Apache Kafka
What it is: Distributed event streaming platform. Publish-subscribe messaging at massive scale. Backbone of modern data architectures.
What It Does Best
High throughput. Millions of events per second per cluster. Linear scaling with partitions.
Durability and replay. Persistent log storage. Reprocess historical events. Time travel through data.

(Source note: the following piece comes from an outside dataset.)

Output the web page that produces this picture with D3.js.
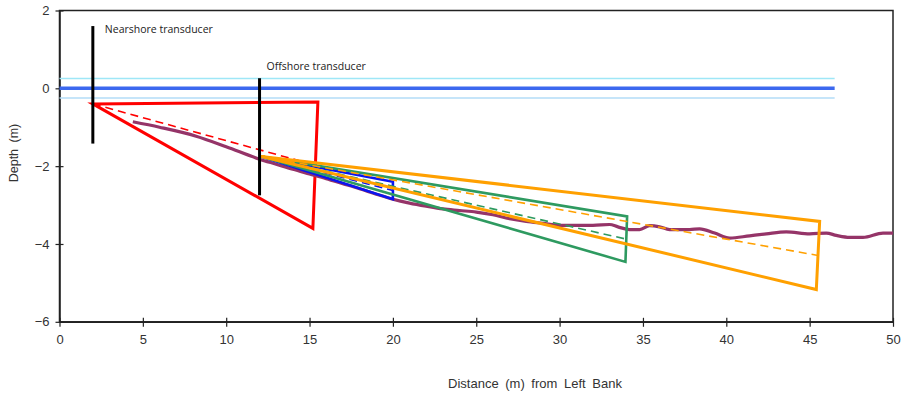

Ecosystem. Kafka Connect (integrate everything), Kafka Streams (stream processing), Schema Registry. Complete platform.
Pricing
Free: Open source, Apache 2.0. Managed Kafka: Confluent Cloud ($0.11/GB ingress), AWS MSK, Azure Event Hubs.
When to Use It
✅ Real-time data pipelines
✅ Event-driven microservices
✅ Activity tracking and monitoring
✅ Log aggregation and stream processing
When NOT to Use It
❌ Request-response patterns (use REST/gRPC)
❌ Small-scale messaging (RabbitMQ/Redis simpler)
❌ Need complex routing (use RabbitMQ)
Bottom line: The event streaming platform. Ubiquitous in modern data infrastructure. Not the easiest to operate, but nothing else matches the combination of throughput, durability, and ecosystem. Essential knowledge for data engineers.